- What is required: Set down the lines that begin at the top of the records and end with the line containing "const xTicks = [0, 20, 40];", and drop every picture.

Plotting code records
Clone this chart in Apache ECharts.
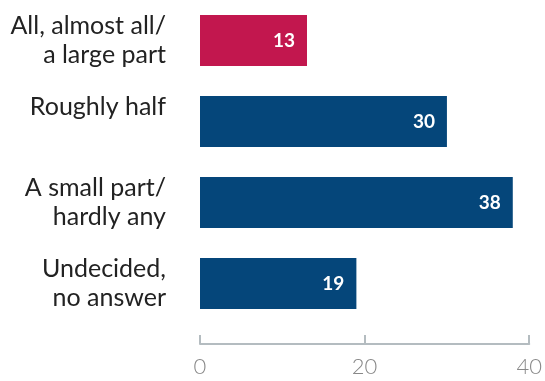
<!DOCTYPE html>
<html>
<head>
<meta charset="utf-8">
<script src="https://cdn.jsdelivr.net/npm/echarts@6/dist/echarts.min.js"></script>
<style>
  html, body { margin: 0; padding: 0; background: #fff; }
  #chart { width: 545px; height: 381px; }
</style>
</head>
<body>
<div id="chart"></div>
<script>
const categories = [
  'All, almost all/\na large part',
  'Roughly half\n ',
  'A small part/\nhardly any',
  'Undecided,\nno answer'
];
const values = [13, 30, 38, 19];
const barColors = ['#c2174e', '#05467a', '#05467a', '#05467a'];
const xTicks = [0, 20, 40];

const chart = echarts.init(document.getElementById('chart'));
chart.setOption({
  animation: false,
  grid: { left: 200, right: 14, top: -5, bottom: 57 },
  xAxis: {
    type: 'value',
    min: xTicks[0],
    max: xTicks[xTicks.length - 1],
    interval: 20,
    offset: 20,
    splitLine: { show: false },
    axisLine: { show: true, lineStyle: { color: '#b4bcc0', width: 2 } },
    axisTick: { show: true, inside: true, length: 9, lineStyle: { color: '#b4bcc0', width: 2 } },
    axisLabel: { color: '#888', fontSize: 22, fontFamily: 'Lato', fontWeight: 300, margin: 12 }
  },
  yAxis: {
    type: 'category',
    inverse: true,
    data: categories,
    axisLine: { show: false },
    axisTick: { show: false },
    axisLabel: {
      color: '#222',
      fontSize: 25,
      fontFamily: 'Lato',
      lineHeight: 29,
      align: 'right',
      margin: 34
    }
  },
  series: [{
    type: 'bar',
    data: values.map((v, i) => ({ value: v, itemStyle: { color: barColors[i] } })),
    barCategoryGap: '37%',
    label: {
      show: true,
      position: 'insideRight',
      distance: 12,
      color: '#fff',
      fontWeight: 'bold',
      fontSize: 19,
      fontFamily: 'Lato'
    }
  }]
});
</script>
</body>
</html>
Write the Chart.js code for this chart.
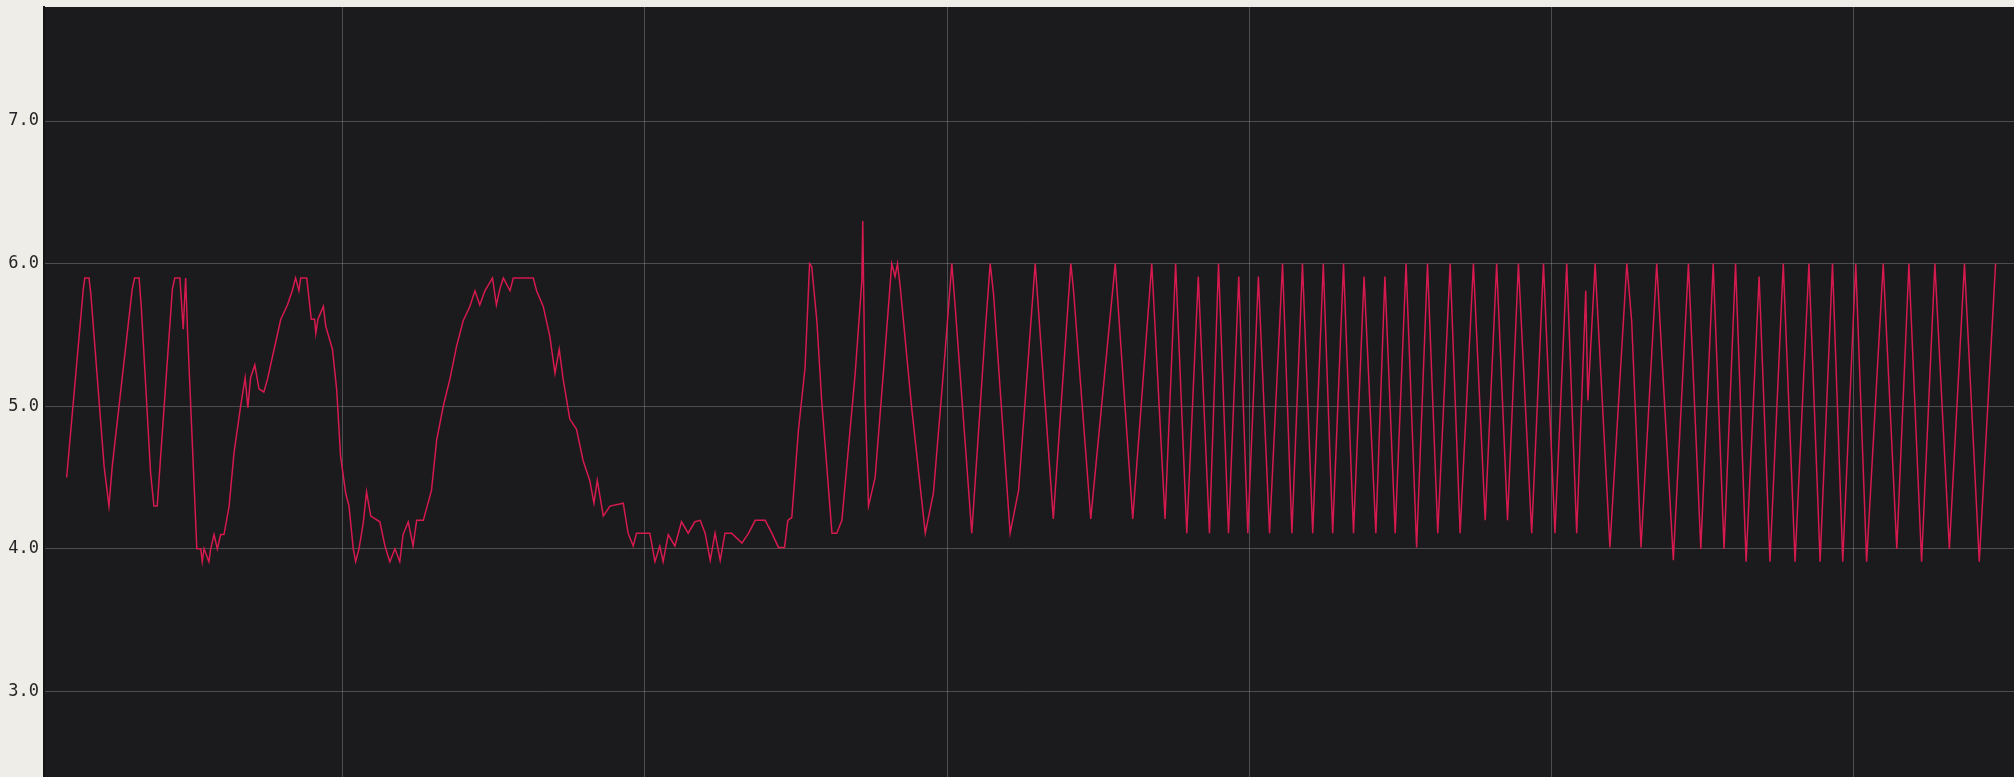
<!DOCTYPE html>
<html>
<head>
<meta charset="utf-8">
<title>waveform</title>
<script src="https://cdn.jsdelivr.net/npm/chart.js@4.4.1/dist/chart.umd.min.js"></script>
<style>
	html, body { margin:0; padding:0; background:#eeede8; }
	#wrap { position:relative; width:2014px; height:777px; }
</style>
</head>
<body>
<div id="wrap"><canvas id="scope"></canvas></div>
<script>

// slow sweep at the start (time in grid units, level in V)
var sweepTimes = [0.85,1.40,1.45,1.59,1.65,2.09,2.25,2.36,3.02,3.10,3.25,3.32,3.63,3.74,3.85,3.94,4.35,4.43,4.60,4.71,4.79,4.85,5.16,5.29,5.34,5.40,5.56,5.62,5.73,5.84,5.95,6.06,6.23,6.39,6.61,6.76,6.85,6.94,7.08,7.22,7.38,7.50,7.72,7.94,8.16,8.32,8.43,8.54,8.60,8.80,8.95,9.06,9.10,9.17,9.35,9.43,9.65,9.79,9.92,10.09,10.20,10.34,10.42,10.53,10.67,10.78,10.92];
var sweepLevels = [4.50,5.82,5.90,5.90,5.79,4.58,4.30,4.58,5.82,5.90,5.90,5.70,4.53,4.30,4.30,4.58,5.82,5.90,5.90,5.54,5.90,5.54,4.00,4.00,3.91,4.00,3.91,4.00,4.10,4.00,4.10,4.10,4.30,4.67,5.00,5.20,4.99,5.20,5.29,5.12,5.10,5.19,5.40,5.61,5.71,5.81,5.90,5.81,5.90,5.90,5.61,5.61,5.51,5.61,5.70,5.56,5.40,5.12,4.65,4.39,4.30,4.00,3.91,4.00,4.18,4.40,4.23];

// the big stepped hump
var humpTimes = [11.22,11.39,11.55,11.72,11.88,11.99,12.16,12.32,12.44,12.66,12.93,13.10,13.32,13.54,13.76,13.98,14.20,14.37,14.53,14.70,14.95,15.08,15.19,15.31,15.53,15.64,16.30,16.41,16.63,16.85,17.02,17.16,17.29,17.51,17.73,17.95,18.17,18.31,18.42,18.62,18.84,19.28,19.44,19.61,19.72,20.16,20.33,20.49,20.60,20.77,20.99,21.21,21.43,21.65];
var humpLevels = [4.19,4.02,3.91,4.00,3.91,4.10,4.19,4.02,4.20,4.20,4.41,4.76,5.00,5.19,5.42,5.60,5.70,5.81,5.71,5.81,5.90,5.71,5.82,5.90,5.81,5.90,5.90,5.81,5.70,5.49,5.23,5.40,5.19,4.91,4.84,4.62,4.48,4.32,4.48,4.23,4.30,4.32,4.11,4.02,4.11,4.11,3.91,4.02,3.91,4.10,4.02,4.19,4.11,4.19];

// flat noise, then the first fast swings
var flatTimes = [21.83,21.99,22.16,22.32,22.49,22.65,22.87,23.21,23.43,23.65,23.98,24.20,24.42,24.62,24.73,24.86,25.08,25.30,25.45,25.52,25.69,25.85,26.19,26.35,26.52,26.96,27.18,27.21,27.29,27.40,27.62,27.95,28.17,28.28,28.36,28.45,28.83,29.28,29.55,29.94,30.16,30.27,30.82,31.26,31.43,31.54,32.09,32.37];
var flatLevels = [4.20,4.11,3.92,4.11,3.92,4.11,4.11,4.04,4.11,4.20,4.20,4.11,4.01,4.01,4.20,4.22,4.83,5.27,6.00,5.98,5.60,5.04,4.11,4.11,4.20,5.23,5.88,6.30,5.04,4.30,4.50,5.39,6.00,5.91,6.00,5.84,4.99,4.11,4.39,5.39,6.00,5.70,4.11,5.51,6.00,5.79,4.11,4.41];

// fast oscillation to the end
var burstTimes = [32.92,33.52,34.10,34.19,34.76,35.57,36.15,36.78,37.22,37.57,37.94,38.32,38.69,38.99,39.32,39.66,39.96,40.31,40.68,41.11,41.42,41.77,42.11,42.46,42.77,43.13,
	43.46,43.81,44.20,44.50,44.84,45.20,45.55,45.91,46.25,46.66,46.99,47.43,47.82,48.20,48.56,48.92,49.36,49.75,50.13,50.52,50.85,51.15,51.22,51.46,51.95,52.51,52.67,52.98,53.50,54.05,
	54.55,54.96,55.37,55.73,56.11,56.46,56.89,57.25,57.69,58.08,58.54,58.91,59.32,59.66,60.09,60.45,61.00,61.45,61.85,62.27,62.71,63.19,63.69,64.18,64.72];
var burstLevels = [6.00,4.21,6.00,5.81,4.21,6.00,4.21,6.00,4.21,6.00,4.11,5.91,4.11,6.00,4.11,5.91,4.11,5.91,4.11,6.00,4.11,6.00,4.11,6.00,4.11,6.00,
	4.11,5.91,4.11,5.91,4.11,6.00,4.01,6.00,4.11,6.00,4.11,6.00,4.20,6.00,4.20,6.00,4.11,6.00,4.11,6.00,4.11,5.81,5.04,6.00,4.01,6.00,5.60,4.01,6.00,3.92,
	6.00,4.00,6.00,4.00,6.00,3.91,5.91,3.91,6.00,3.91,6.00,3.91,6.00,3.91,6.00,3.91,6.00,4.00,6.00,3.91,6.00,4.00,6.00,3.91,6.00];

var yTicks = [3, 4, 5, 6, 7];
var xTicks = [10, 20, 30, 40, 50, 60];

function toPoints(timesArr, levelsArr){
	var pts = [];
	for (var i = 0; i < timesArr.length; i++){
		pts.push({x: timesArr[i], y: levelsArr[i]});
	};
	return pts;
};

var allPoints = toPoints(sweepTimes, sweepLevels)
	.concat(toPoints(humpTimes, humpLevels))
	.concat(toPoints(flatTimes, flatLevels))
	.concat(toPoints(burstTimes, burstLevels));

// dark screen behind the trace
var screenFill = {
	id: 'screenFill',
	beforeDraw: function(chart){
		var a = chart.chartArea;
		var ctx = chart.ctx;
		ctx.save();
		ctx.fillStyle = '#1b1a1d';
		ctx.fillRect(a.left, a.top, a.right - a.left, a.bottom - a.top);
		ctx.restore();
	}
};

function fixedTicks(list){
	return function(scale){
		scale.ticks = list.map(function(v){ return {value: v}; });
	};
};

// no label padding, the plot runs edge to edge
function noPadding(scale){
	scale.paddingTop = 0;
	scale.paddingBottom = 0;
	scale.paddingLeft = 0;
	scale.paddingRight = 0;
};

var context = document.getElementById('scope').getContext('2d');
var myNewChart = new Chart(context, {
	type: 'line',
	data: {
		datasets: [{
			data: allPoints,
			borderColor: '#d41a4e',
			borderWidth: 1.5,
			pointRadius: 0,
			tension: 0,
			fill: false
		}]
	},
	options: {
		responsive: true,
		maintainAspectRatio: false,
		devicePixelRatio: 1,
		animation: false,
		parsing: false,
		layout: { padding: { top: 7, right: 0, bottom: 0, left: 0 } },
		plugins: { legend: { display: false }, tooltip: { enabled: false } },
		scales: {
			x: {
				type: 'linear',
				min: 0.1,
				max: 65.33,
				afterBuildTicks: fixedTicks(xTicks),
				afterFit: function(scale){ scale.height = 0; noPadding(scale); },
				ticks: { display: false },
				border: { display: false },
				grid: { color: 'rgba(185,185,185,0.32)', lineWidth: 1, drawTicks: false }
			},
			y: {
				type: 'linear',
				min: 2.4,
				max: 7.8,
				afterBuildTicks: fixedTicks(yTicks),
				afterFit: function(scale){ scale.width = 44; noPadding(scale); },
				ticks: {
					padding: 5,
					color: '#262626',
					font: { family: '"DejaVu Sans Mono", monospace', size: 17 },
					callback: function(v){ return v.toFixed(1); }
				},
				border: { display: true, color: '#151515', width: 2 },
				grid: { color: 'rgba(185,185,185,0.32)', lineWidth: 1, drawTicks: false }
			}
		}
	},
	plugins: [screenFill]
});

</script>
</body>
</html>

- In response:
Clone this chart in Apache ECharts.
<!DOCTYPE html>
<html>
<head>
<meta charset="utf-8">
<script src="https://cdn.jsdelivr.net/npm/echarts@6/dist/echarts.min.js"></script>
<style>
  html, body { margin: 0; padding: 0; background: #fff; }
  #chart { width: 545px; height: 381px; }
</style>
</head>
<body>
<div id="chart"></div>
<script>
const categories = [
  'All, almost all/\na large part',
  'Roughly half\n ',
  'A small part/\nhardly any',
  'Undecided,\nno answer'
];
const values = [13, 30, 38, 19];
const barColors = ['#c2174e', '#05467a', '#05467a', '#05467a'];
const xTicks = [0, 20, 40];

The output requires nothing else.